Task description:
Your task is to retype the lines from the opening of the material through the line that includes "var chart = echarts.init(document.getElementById('c'));". Do not copy the pictures.
◆ ◆ ◆
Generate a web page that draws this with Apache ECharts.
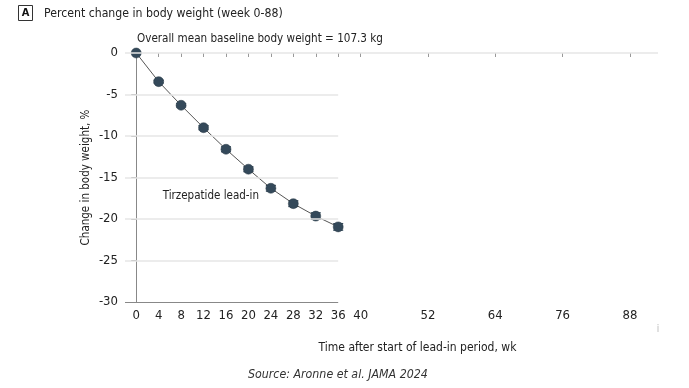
<!DOCTYPE html>
<html>
<head>
<meta charset="utf-8">
<script src="https://cdn.jsdelivr.net/npm/echarts@6/dist/echarts.min.js"></script>
<style>html,body{margin:0;padding:0;background:#fff}#c{width:689px;height:388px}</style>
</head>
<body>
<div id="c"></div>
<script>
var weeks = [0, 4, 8, 12, 16, 20, 24, 28, 32, 36];
var pctChange = [0, -3.45, -6.3, -9.0, -11.6, -14.0, -16.3, -18.15, -19.65, -20.95];
var errHalf = [0, 0.15, 0.2, 0.25, 0.3, 0.3, 0.35, 0.35, 0.4, 0.4];
var xTickLabels = [0, 4, 8, 12, 16, 20, 24, 28, 32, 36, 40, 52, 64, 76, 88];
var yTickLabels = [0, -5, -10, -15, -20, -25, -30];
var leadInEnd = 36;
var xMin = -2, xMax = 93;

var FONT = '"Liberation Sans Narrow", "DejaVu Sans Condensed", "Noto Sans", sans-serif';
var chart = echarts.init(document.getElementById('c'));

var gridLines = yTickLabels.filter(function (v) { return v !== -30; }).map(function (v) {
  return [{ coord: [xMin, v] }, { coord: [v === 0 ? xMax : leadInEnd, v] }];
});

chart.setOption({
  animation: false,
  textStyle: { fontFamily: FONT },
  title: [
    { text: 'Percent change in body weight (week 0-88)', left: 44, top: 8, padding: 0,
      textStyle: { fontFamily: FONT, fontSize: 12.2, fontWeight: 'normal', color: '#222' } },
    { text: 'Overall mean baseline body weight = 107.3 kg', left: 137, top: 33, padding: 0,
      textStyle: { fontFamily: FONT, fontSize: 11.6, fontWeight: 'normal', color: '#222' } },
    { text: 'Source: Aronne et al. JAMA 2024', left: 248, top: 369, padding: 0,
      textStyle: { fontFamily: FONT, fontSize: 12.3, fontWeight: 'normal', fontStyle: 'italic', color: '#333' } }
  ],
  graphic: [
    { type: 'rect', shape: { x: 18.5, y: 5.5, width: 14, height: 15 },
      style: { fill: '#fff', stroke: '#333', lineWidth: 1 } },
    { type: 'text', x: 25.5, y: 13.5,
      style: { text: 'A', font: 'bold 11px ' + FONT, fill: '#111', align: 'center', verticalAlign: 'middle' } },
    { type: 'text', x: 658, y: 329,
      style: { text: 'i', font: '10px ' + FONT, fill: '#bbb', align: 'center', verticalAlign: 'middle' } }
  ],
  grid: { left: 125, right: 31, top: 53, bottom: 86 },
  xAxis: {
    type: 'value', min: xMin, max: xMax,
    name: 'Time after start of lead-in period, wk', nameLocation: 'middle', nameGap: 40,
    nameTextStyle: { fontFamily: FONT, fontSize: 12, color: '#222', padding: [0, 0, 0, 52] },
    axisLine: { show: false },
    splitLine: { show: false },
    axisTick: { show: true, customValues: xTickLabels, length: 4, lineStyle: { color: '#999' } },
    axisLabel: { customValues: xTickLabels, fontFamily: FONT, fontSize: 13, color: '#222', margin: 7 }
  },
  yAxis: {
    type: 'value', min: -30, max: 0, interval: 5,
    name: 'Change in body weight, %', nameLocation: 'middle', nameGap: 33,
    nameMoveOverlap: false,
    nameTextStyle: { fontFamily: FONT, fontSize: 11.5, color: '#222' },
    axisLine: { show: true, lineStyle: { color: '#888', width: 1 } },
    axisTick: { show: true, length: 5, lineStyle: { color: '#888' } },
    splitLine: { show: false },
    axisLabel: { fontFamily: FONT, fontSize: 13, color: '#222', margin: 7 }
  },
  series: [
    {
      type: 'line', data: [], z: 1, silent: true,
      markLine: {
        silent: true, symbol: 'none', label: { show: false },
        lineStyle: { color: '#e6e6e6', width: 1.5, type: 'solid' },
        data: gridLines.concat([[
          { coord: [xMin, -30], lineStyle: { color: '#888', width: 1 } },
          { coord: [leadInEnd, -30] }
        ]])
      }
    },
    {
      type: 'custom', z: 3, silent: true,
      data: weeks.map(function (w, i) { return [w, pctChange[i], errHalf[i]]; }),
      renderItem: function (params, api) {
        var x = api.value(0), y = api.value(1), e = api.value(2);
        var p1 = api.coord([x, y + e]), p2 = api.coord([x, y - e]);
        var hw = 5;
        var st = { stroke: '#34495a', lineWidth: 1.2 };
        return { type: 'group', children: [
          { type: 'line', shape: { x1: p1[0], y1: p1[1], x2: p2[0], y2: p2[1] }, style: st },
          { type: 'line', shape: { x1: p1[0] - hw, y1: p1[1], x2: p1[0] + hw, y2: p1[1] }, style: st },
          { type: 'line', shape: { x1: p2[0] - hw, y1: p2[1], x2: p2[0] + hw, y2: p2[1] }, style: st }
        ]};
      }
    },
    {
      type: 'line', z: 4,
      data: weeks.map(function (w, i) { return [w, pctChange[i]]; }),
      symbol: 'circle', symbolSize: 10, showSymbol: true,
      lineStyle: { color: '#555', width: 1 },
      itemStyle: { color: '#34495a', borderColor: '#2a3a47', borderWidth: 0.5 },
      label: { show: false },
      markPoint: {
        symbol: 'rect', symbolSize: 0,
        label: { show: true, formatter: 'Tirzepatide lead-in', fontFamily: FONT, fontSize: 11.5, color: '#222' },
        data: [{ coord: [13.3, -17.2] }]
      }
    }
  ]
});
</script>
</body>
</html>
◆ ◆ ◆
Answer below:
Generate a web page that draws this with Apache ECharts.
<!DOCTYPE html>
<html>
<head>
<meta charset="utf-8">
<script src="https://cdn.jsdelivr.net/npm/echarts@6/dist/echarts.min.js"></script>
<style>html,body{margin:0;padding:0;background:#fff}#c{width:689px;height:388px}</style>
</head>
<body>
<div id="c"></div>
<script>
var weeks = [0, 4, 8, 12, 16, 20, 24, 28, 32, 36];
var pctChange = [0, -3.45, -6.3, -9.0, -11.6, -14.0, -16.3, -18.15, -19.65, -20.95];
var errHalf = [0, 0.15, 0.2, 0.25, 0.3, 0.3, 0.35, 0.35, 0.4, 0.4];
var xTickLabels = [0, 4, 8, 12, 16, 20, 24, 28, 32, 36, 40, 52, 64, 76, 88];
var yTickLabels = [0, -5, -10, -15, -20, -25, -30];
var leadInEnd = 36;
var xMin = -2, xMax = 93;

var FONT = '"Liberation Sans Narrow", "DejaVu Sans Condensed", "Noto Sans", sans-serif';
var chart = echarts.init(document.getElementById('c'));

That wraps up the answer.